4000 american citizens killed by illegal immagrants
Executive summary
The specific claim that "4,000 American citizens are killed yearly by illegal immigrants" is not supported by available evidence; Reuters found no proof of a 4,000-per-year figure and flagged the number as unsubstantiated [1]. Multiple peer-reviewed and government-linked analyses indicate undocumented immigrants have lower or comparable homicide and offending rates than native-born U.S. citizens, and official agencies publish incident-level victim accounts but not a validated annual death total matching 4,000 [1] [2] [3].
1. The claim vs. the evidence: no authoritative 4,000-per-year count
Major fact-checking and research outlets conclude there is no verified statistic showing undocumented immigrants kill 4,000 U.S. citizens each year; Reuters explicitly found no evidence for the claim [1]. Federal enforcement releases and criminal-alien summaries from CBP and related agencies provide arrest and conviction data and highlight individual cases, but those datasets and public fact-checks do not produce a validated nationwide yearly death toll of 4,000 tied to undocumented status [3] [4] [1].
2. What scholarly studies say about immigrant and undocumented homicide rates
Academic analyses and government research contradict the notion that undocumented immigrants are more likely to commit lethal violence: a peer‑reviewed PNAS study found arrest rates for homicide among undocumented immigrants were less than half those of U.S.-born residents in Texas data, and a Cato Institute analysis similarly reported lower homicide conviction rates for undocumented people than native-born Texans for recent years [1]. The National Institute of Justice and other reviews likewise report that undocumented offending rates are often lower than U.S.-born rates, though measurement challenges remain [2].
3. Official victims’ tallies and advocacy narratives — real tragedies, different purposes
The Department of Homeland Security and ICE publicly memorialize victims of crimes involving noncitizens and have relaunched victim-focused programs to spotlight individual tragedies, citing specific deaths and crimes to argue for enforcement and policy changes [5] [6]. Nongovernmental organizations and advocacy groups likewise compile lists of victims to press for reform or political action, but these collections are case-based, not peer-reviewed population-level estimates, and do not substantiate a consistent annual 4,000 fatality figure [7].

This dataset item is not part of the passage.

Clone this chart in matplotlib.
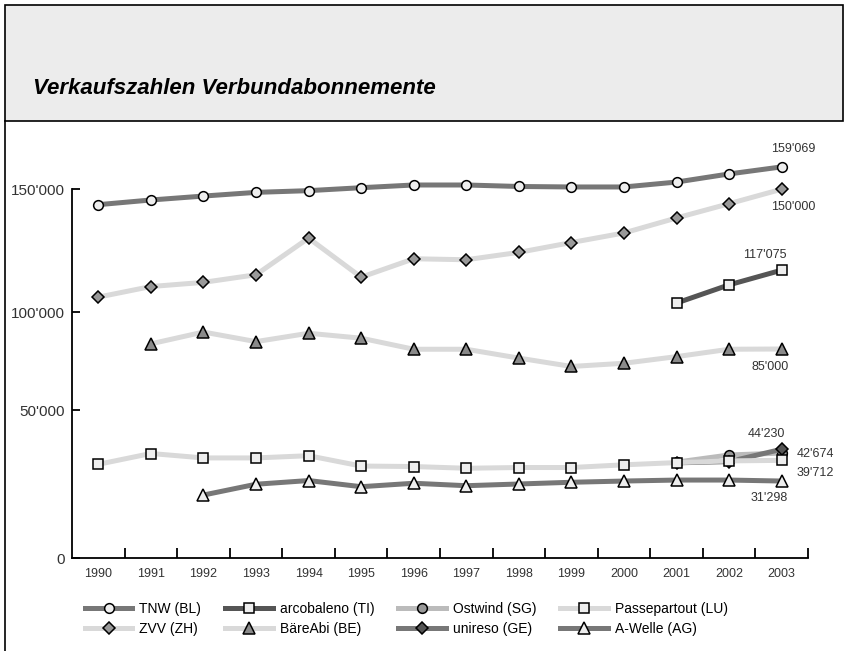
import matplotlib.pyplot as plt
from matplotlib.patches import Rectangle
from matplotlib.lines import Line2D

# Data
years = list(range(1990, 2004))

tnw = [143700, 145600, 147200, 148700, 149400, 150600, 151700, 151700,
       151100, 150900, 150900, 152900, 156200, 159069]
zvv = [106100, 110400, 112100, 115200, 130100, 114200, 121700, 121300,
       124300, 128300, 132200, 138300, 144100, 150000]
arcobaleno_years = [2001, 2002, 2003]
arcobaleno = [103700, 111100, 117075]
baereabi_years = list(range(1991, 2004))
baereabi = [87100, 91900, 88000, 91400, 89400, 84900, 84900, 81300,
            77900, 79200, 81900, 84900, 85000]
passepartout = [38100, 42500, 40700, 40700, 41600, 37400, 37200, 36500,
                36800, 36800, 37900, 38800, 39500, 39712]
awelle_years = list(range(1992, 2004))
awelle = [25600, 30000, 31500, 29000, 30400, 29400, 30100, 30800,
          31300, 31700, 31700, 31298]
ostwind_years = [2001, 2002, 2003]
ostwind = [39000, 41900, 42674]
unireso_years = [2001, 2002, 2003]
unireso = [38700, 39200, 44230]

ytick_pos = [0, 60000, 100000, 150000]
ytick_labels = ["0", "50'000", "100'000", "150'000"]

W, H = 847, 651
fig = plt.figure(figsize=(W / 100, H / 100), dpi=100)

# frame: grey title band and left border line
fig.patches.append(Rectangle((5 / W, 1 - 121 / H), 838 / W, 116 / H,
                             transform=fig.transFigure, facecolor='#ececec',
                             edgecolor='black', linewidth=1.2, zorder=0))
fig.lines.append(Line2D([5 / W, 5 / W], [0, 1 - 121 / H], transform=fig.transFigure,
                        color='black', linewidth=1.2))

fig.text(33 / W, 1 - 88 / H, "Verkaufszahlen Verbundabonnemente",
         family=['Liberation Sans Narrow', 'Liberation Sans', 'DejaVu Sans'],
         weight='bold', style='italic', fontsize=16, va='center', ha='left')

ax = fig.add_axes([72 / W, 93 / H, 736 / W, 418 / H])

lw = 3.6
mew = 1.1
series = [
    ("TNW (BL)", years, tnw, '#777777', 'o', '#eeeeee', 7),
    ("ZVV (ZH)", years, zvv, '#d9d9d9', 'D', '#999999', 6.3),
    ("arcobaleno (TI)", arcobaleno_years, arcobaleno, '#555555', 's', '#eeeeee', 6.5),
    ("BäreAbi (BE)", baereabi_years, baereabi, '#d9d9d9', '^', '#8a8a8a', 9),
    ("Ostwind (SG)", ostwind_years, ostwind, '#bbbbbb', 'o', '#999999', 7),
    ("unireso (GE)", unireso_years, unireso, '#777777', 'D', '#555555', 6.3),
    ("Passepartout (LU)", years, passepartout, '#d9d9d9', 's', '#eeeeee', 6.5),
    ("A-Welle (AG)", awelle_years, awelle, '#777777', '^', '#eeeeee', 9),
]

handles = {}
for name, xs, ys, lc, mk, mfc, ms in series:
    h, = ax.plot(xs, ys, color=lc, linewidth=lw, marker=mk, markerfacecolor=mfc,
                 markeredgecolor='black', markeredgewidth=mew, markersize=ms,
                 label=name, clip_on=False)
    handles[name] = h

ax.set_xlim(1989.5, 2003.5)
ax.set_ylim(0, 170000)

for s in ['top', 'right']:
    ax.spines[s].set_visible(False)
ax.spines['left'].set_bounds(0, 150000)
ax.spines['left'].set_linewidth(1.3)
ax.spines['bottom'].set_linewidth(1.3)

ax.set_xticks(years)
ax.set_xticklabels([str(y) for y in years])
ax.set_xticks([y + 0.5 for y in years], minor=True)
ax.tick_params(axis='x', which='major', length=0, pad=7, labelsize=9,
               labelcolor='#333333')
ax.tick_params(axis='x', which='minor', direction='in', length=7, width=1.3)
ax.set_yticks(ytick_pos)
ax.set_yticklabels(ytick_labels)
ax.tick_params(axis='y', direction='in', length=6, width=1.3, pad=5,
               labelsize=11, labelcolor='#333333')
for lab in ax.get_xticklabels() + ax.get_yticklabels():
    lab.set_family('Liberation Sans')

# end value labels
end_labels = [
    ("159'069", tnw[-1], (8.6, 13), 'center'),
    ("150'000", zvv[-1], (8.6, -13), 'center'),
    ("117'075", arcobaleno[-1], (-12, 11), 'center'),
    ("85'000", baereabi[-1], (-8, -13), 'center'),
    ("44'230", unireso[-1], (-11, 11), 'center'),
    ("42'674", ostwind[-1], (11, -1), 'left'),
    ("39'712", passepartout[-1], (11, -9), 'left'),
    ("31'298", awelle[-1], (-9, -12), 'center'),
]
for txt, val, off, ha in end_labels:
    ax.annotate(txt, (2003, val), xytext=off, textcoords='offset points',
                ha=ha, va='center', fontsize=9, color='#333333',
                family='Liberation Sans', annotation_clip=False)

order = ["TNW (BL)", "ZVV (ZH)", "arcobaleno (TI)", "BäreAbi (BE)",
         "Ostwind (SG)", "unireso (GE)", "Passepartout (LU)", "A-Welle (AG)"]
fig.legend([handles[n] for n in order], order, loc='upper left',
           bbox_to_anchor=(85 / W, 1 - 602 / H), ncol=4, frameon=False,
           borderpad=0, borderaxespad=0, handlelength=3.4, handletextpad=0.5,
           columnspacing=1.75, labelspacing=0.45, numpoints=1,
           prop={'family': 'Liberation Sans', 'size': 10})

fig.savefig('out.png', dpi=100)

4. Data gaps, methodological limits, and why simplistic tallies mislead
Reliable measurement of killings “by illegal immigrants” is hampered by inconsistent reporting of immigration status in crime data, variations across jurisdictions, and the limited geographic coverage of some datasets (for example, NVDRS analyses have used subsets of states) — all of which make producing an accurate national annual death count difficult and prone to error if extrapolated without rigorous methods [8]. Where researchers have been able to compare rates, they tend to find lower homicide offending among undocumented populations, undermining the plausibility of a 4,000-a-year claim without extraordinary new evidence [1] [2].
5. Competing narratives, incentives and what to watch for next
Political messaging from enforcement-focused agencies and some advocacy groups emphasizes individual victim stories to press policy aims, a legitimate rhetorical strategy that nonetheless differs from empirical population-level analysis [5] [6] [7]. Academic and fact‑checking sources prioritize systematic data and have not validated the 4,000 figure, so the claim should be treated as unsubstantiated unless a transparent, reproducible study is released that documents how the number was derived and accounts for known data limitations [1] [8].